▸ **What is required**
Return the complete listing that follows, with each line reproduced exactly.

____ Provided material

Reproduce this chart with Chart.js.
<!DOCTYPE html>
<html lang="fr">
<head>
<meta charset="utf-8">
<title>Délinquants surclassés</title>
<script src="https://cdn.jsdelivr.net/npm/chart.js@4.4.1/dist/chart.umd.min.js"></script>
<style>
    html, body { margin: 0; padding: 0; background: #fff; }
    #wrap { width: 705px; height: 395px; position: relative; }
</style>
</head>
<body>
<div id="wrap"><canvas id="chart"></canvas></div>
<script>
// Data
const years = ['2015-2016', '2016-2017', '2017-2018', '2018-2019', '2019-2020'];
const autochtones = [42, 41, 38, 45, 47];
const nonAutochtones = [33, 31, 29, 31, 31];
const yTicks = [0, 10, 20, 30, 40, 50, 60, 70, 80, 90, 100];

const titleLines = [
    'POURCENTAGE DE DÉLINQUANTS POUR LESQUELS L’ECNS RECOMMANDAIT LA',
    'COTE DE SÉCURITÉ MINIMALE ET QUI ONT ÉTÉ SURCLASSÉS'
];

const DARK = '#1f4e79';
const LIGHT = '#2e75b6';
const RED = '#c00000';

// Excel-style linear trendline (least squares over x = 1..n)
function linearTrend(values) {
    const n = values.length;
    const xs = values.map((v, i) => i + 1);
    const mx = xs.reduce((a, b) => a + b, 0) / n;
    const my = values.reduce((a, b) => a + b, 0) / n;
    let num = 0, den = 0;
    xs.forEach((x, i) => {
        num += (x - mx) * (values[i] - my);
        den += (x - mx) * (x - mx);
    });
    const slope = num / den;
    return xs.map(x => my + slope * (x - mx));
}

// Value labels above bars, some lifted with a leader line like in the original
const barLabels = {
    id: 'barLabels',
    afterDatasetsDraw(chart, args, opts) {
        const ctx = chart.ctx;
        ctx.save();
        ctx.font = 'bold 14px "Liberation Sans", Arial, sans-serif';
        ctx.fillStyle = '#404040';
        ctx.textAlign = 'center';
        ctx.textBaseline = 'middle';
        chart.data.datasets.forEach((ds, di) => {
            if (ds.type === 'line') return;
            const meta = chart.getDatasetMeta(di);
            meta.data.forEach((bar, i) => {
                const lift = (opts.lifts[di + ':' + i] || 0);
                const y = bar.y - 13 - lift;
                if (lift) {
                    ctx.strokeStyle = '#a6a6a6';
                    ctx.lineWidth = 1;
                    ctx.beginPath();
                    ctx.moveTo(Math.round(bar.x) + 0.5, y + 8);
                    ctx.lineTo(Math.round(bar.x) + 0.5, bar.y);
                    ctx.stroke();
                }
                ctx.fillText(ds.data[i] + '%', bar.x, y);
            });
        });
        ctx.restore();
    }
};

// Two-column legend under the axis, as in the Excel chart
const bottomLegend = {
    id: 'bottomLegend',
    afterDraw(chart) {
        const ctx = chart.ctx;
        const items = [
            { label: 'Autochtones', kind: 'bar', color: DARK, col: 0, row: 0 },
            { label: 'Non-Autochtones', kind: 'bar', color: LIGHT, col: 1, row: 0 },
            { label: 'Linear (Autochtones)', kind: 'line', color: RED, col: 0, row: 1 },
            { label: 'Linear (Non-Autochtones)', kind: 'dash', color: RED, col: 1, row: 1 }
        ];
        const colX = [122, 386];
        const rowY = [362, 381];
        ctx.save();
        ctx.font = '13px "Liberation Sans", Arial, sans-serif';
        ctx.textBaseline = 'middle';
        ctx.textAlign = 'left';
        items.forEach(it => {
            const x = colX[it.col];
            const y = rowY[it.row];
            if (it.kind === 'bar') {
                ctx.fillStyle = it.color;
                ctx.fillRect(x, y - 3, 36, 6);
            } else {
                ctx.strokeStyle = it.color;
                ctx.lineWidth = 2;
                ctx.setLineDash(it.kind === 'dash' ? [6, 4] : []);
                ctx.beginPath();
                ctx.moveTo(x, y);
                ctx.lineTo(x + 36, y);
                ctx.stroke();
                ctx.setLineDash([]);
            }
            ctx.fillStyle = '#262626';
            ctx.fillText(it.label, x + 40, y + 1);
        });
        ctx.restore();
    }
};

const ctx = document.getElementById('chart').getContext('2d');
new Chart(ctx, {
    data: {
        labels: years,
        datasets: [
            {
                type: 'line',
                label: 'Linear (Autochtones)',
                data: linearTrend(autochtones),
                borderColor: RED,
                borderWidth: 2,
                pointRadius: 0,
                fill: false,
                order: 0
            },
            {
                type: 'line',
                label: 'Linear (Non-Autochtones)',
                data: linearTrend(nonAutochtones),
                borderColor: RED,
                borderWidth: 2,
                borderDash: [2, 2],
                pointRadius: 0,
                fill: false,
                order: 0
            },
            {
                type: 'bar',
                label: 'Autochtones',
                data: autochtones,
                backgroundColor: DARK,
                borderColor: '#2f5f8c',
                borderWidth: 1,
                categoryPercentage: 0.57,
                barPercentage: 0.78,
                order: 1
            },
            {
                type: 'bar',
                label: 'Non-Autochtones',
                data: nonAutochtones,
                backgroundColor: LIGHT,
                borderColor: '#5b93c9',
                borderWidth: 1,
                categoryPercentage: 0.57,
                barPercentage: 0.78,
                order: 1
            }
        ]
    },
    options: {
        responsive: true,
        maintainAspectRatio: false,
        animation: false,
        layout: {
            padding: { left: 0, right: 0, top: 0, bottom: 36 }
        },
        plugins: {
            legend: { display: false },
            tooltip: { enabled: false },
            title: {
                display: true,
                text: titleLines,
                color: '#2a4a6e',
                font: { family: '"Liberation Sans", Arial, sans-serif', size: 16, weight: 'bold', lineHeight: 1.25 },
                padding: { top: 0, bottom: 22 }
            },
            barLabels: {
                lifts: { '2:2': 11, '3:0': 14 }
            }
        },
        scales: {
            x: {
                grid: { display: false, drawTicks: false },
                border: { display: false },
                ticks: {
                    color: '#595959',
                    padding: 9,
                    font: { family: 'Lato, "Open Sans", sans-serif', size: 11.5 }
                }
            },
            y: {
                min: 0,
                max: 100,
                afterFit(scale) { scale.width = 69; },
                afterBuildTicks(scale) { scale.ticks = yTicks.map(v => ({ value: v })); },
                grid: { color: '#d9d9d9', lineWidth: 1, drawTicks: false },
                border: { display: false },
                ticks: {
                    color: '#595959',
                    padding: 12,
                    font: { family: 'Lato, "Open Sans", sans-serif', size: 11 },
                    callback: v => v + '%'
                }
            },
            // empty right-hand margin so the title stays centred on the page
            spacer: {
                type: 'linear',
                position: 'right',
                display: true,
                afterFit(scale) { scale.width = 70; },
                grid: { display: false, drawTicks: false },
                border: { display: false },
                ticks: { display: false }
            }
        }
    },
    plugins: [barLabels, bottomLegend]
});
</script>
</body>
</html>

________

▸ **Output of the task**
Reproduce this chart with Chart.js.
<!DOCTYPE html>
<html lang="fr">
<head>
<meta charset="utf-8">
<title>Délinquants surclassés</title>
<script src="https://cdn.jsdelivr.net/npm/chart.js@4.4.1/dist/chart.umd.min.js"></script>
<style>
    html, body { margin: 0; padding: 0; background: #fff; }
    #wrap { width: 705px; height: 395px; position: relative; }
</style>
</head>
<body>
<div id="wrap"><canvas id="chart"></canvas></div>
<script>
// Data
const years = ['2015-2016', '2016-2017', '2017-2018', '2018-2019', '2019-2020'];
const autochtones = [42, 41, 38, 45, 47];
const nonAutochtones = [33, 31, 29, 31, 31];
const yTicks = [0, 10, 20, 30, 40, 50, 60, 70, 80, 90, 100];

const titleLines = [
    'POURCENTAGE DE DÉLINQUANTS POUR LESQUELS L’ECNS RECOMMANDAIT LA',
    'COTE DE SÉCURITÉ MINIMALE ET QUI ONT ÉTÉ SURCLASSÉS'
];

const DARK = '#1f4e79';
const LIGHT = '#2e75b6';
const RED = '#c00000';

// Excel-style linear trendline (least squares over x = 1..n)
function linearTrend(values) {
    const n = values.length;
    const xs = values.map((v, i) => i + 1);
    const mx = xs.reduce((a, b) => a + b, 0) / n;
    const my = values.reduce((a, b) => a + b, 0) / n;
    let num = 0, den = 0;
    xs.forEach((x, i) => {
        num += (x - mx) * (values[i] - my);
        den += (x - mx) * (x - mx);
    });
    const slope = num / den;
    return xs.map(x => my + slope * (x - mx));
}

// Value labels above bars, some lifted with a leader line like in the original
const barLabels = {
    id: 'barLabels',
    afterDatasetsDraw(chart, args, opts) {
        const ctx = chart.ctx;
        ctx.save();
        ctx.font = 'bold 14px "Liberation Sans", Arial, sans-serif';
        ctx.fillStyle = '#404040';
        ctx.textAlign = 'center';
        ctx.textBaseline = 'middle';
        chart.data.datasets.forEach((ds, di) => {
            if (ds.type === 'line') return;
            const meta = chart.getDatasetMeta(di);
            meta.data.forEach((bar, i) => {
                const lift = (opts.lifts[di + ':' + i] || 0);
                const y = bar.y - 13 - lift;
                if (lift) {
                    ctx.strokeStyle = '#a6a6a6';
                    ctx.lineWidth = 1;
                    ctx.beginPath();
                    ctx.moveTo(Math.round(bar.x) + 0.5, y + 8);
                    ctx.lineTo(Math.round(bar.x) + 0.5, bar.y);
                    ctx.stroke();
                }
                ctx.fillText(ds.data[i] + '%', bar.x, y);
            });
        });
        ctx.restore();
    }
};

// Two-column legend under the axis, as in the Excel chart
const bottomLegend = {
    id: 'bottomLegend',
    afterDraw(chart) {
        const ctx = chart.ctx;
        const items = [
            { label: 'Autochtones', kind: 'bar', color: DARK, col: 0, row: 0 },
            { label: 'Non-Autochtones', kind: 'bar', color: LIGHT, col: 1, row: 0 },
            { label: 'Linear (Autochtones)', kind: 'line', color: RED, col: 0, row: 1 },
            { label: 'Linear (Non-Autochtones)', kind: 'dash', color: RED, col: 1, row: 1 }
        ];
        const colX = [122, 386];
        const rowY = [362, 381];
        ctx.save();
        ctx.font = '13px "Liberation Sans", Arial, sans-serif';
        ctx.textBaseline = 'middle';
        ctx.textAlign = 'left';
        items.forEach(it => {
            const x = colX[it.col];
            const y = rowY[it.row];
            if (it.kind === 'bar') {
                ctx.fillStyle = it.color;
                ctx.fillRect(x, y - 3, 36, 6);
            } else {
                ctx.strokeStyle = it.color;
                ctx.lineWidth = 2;
                ctx.setLineDash(it.kind === 'dash' ? [6, 4] : []);
                ctx.beginPath();
                ctx.moveTo(x, y);
                ctx.lineTo(x + 36, y);
                ctx.stroke();
                ctx.setLineDash([]);
            }
            ctx.fillStyle = '#262626';
            ctx.fillText(it.label, x + 40, y + 1);
        });
        ctx.restore();
    }
};

const ctx = document.getElementById('chart').getContext('2d');
new Chart(ctx, {
    data: {
        labels: years,
        datasets: [
            {
                type: 'line',
                label: 'Linear (Autochtones)',
                data: linearTrend(autochtones),
                borderColor: RED,
                borderWidth: 2,
                pointRadius: 0,
                fill: false,
                order: 0
            },
            {
                type: 'line',
                label: 'Linear (Non-Autochtones)',
                data: linearTrend(nonAutochtones),
                borderColor: RED,
                borderWidth: 2,
                borderDash: [2, 2],
                pointRadius: 0,
                fill: false,
                order: 0
            },
            {
                type: 'bar',
                label: 'Autochtones',
                data: autochtones,
                backgroundColor: DARK,
                borderColor: '#2f5f8c',
                borderWidth: 1,
                categoryPercentage: 0.57,
                barPercentage: 0.78,
                order: 1
            },
            {
                type: 'bar',
                label: 'Non-Autochtones',
                data: nonAutochtones,
                backgroundColor: LIGHT,
                borderColor: '#5b93c9',
                borderWidth: 1,
                categoryPercentage: 0.57,
                barPercentage: 0.78,
                order: 1
            }
        ]
    },
    options: {
        responsive: true,
        maintainAspectRatio: false,
        animation: false,
        layout: {
            padding: { left: 0, right: 0, top: 0, bottom: 36 }
        },
        plugins: {
            legend: { display: false },
            tooltip: { enabled: false },
            title: {
                display: true,
                text: titleLines,
                color: '#2a4a6e',
                font: { family: '"Liberation Sans", Arial, sans-serif', size: 16, weight: 'bold', lineHeight: 1.25 },
                padding: { top: 0, bottom: 22 }
            },
            barLabels: {
                lifts: { '2:2': 11, '3:0': 14 }
            }
        },
        scales: {
            x: {
                grid: { display: false, drawTicks: false },
                border: { display: false },
                ticks: {
                    color: '#595959',
                    padding: 9,
                    font: { family: 'Lato, "Open Sans", sans-serif', size: 11.5 }
                }
            },
            y: {
                min: 0,
                max: 100,
                afterFit(scale) { scale.width = 69; },
                afterBuildTicks(scale) { scale.ticks = yTicks.map(v => ({ value: v })); },
                grid: { color: '#d9d9d9', lineWidth: 1, drawTicks: false },
                border: { display: false },
                ticks: {
                    color: '#595959',
                    padding: 12,
                    font: { family: 'Lato, "Open Sans", sans-serif', size: 11 },
                    callback: v => v + '%'
                }
            },
            // empty right-hand margin so the title stays centred on the page
            spacer: {
                type: 'linear',
                position: 'right',
                display: true,
                afterFit(scale) { scale.width = 70; },
                grid: { display: false, drawTicks: false },
                border: { display: false },
                ticks: { display: false }
            }
        }
    },
    plugins: [barLabels, bottomLegend]
});
</script>
</body>
</html>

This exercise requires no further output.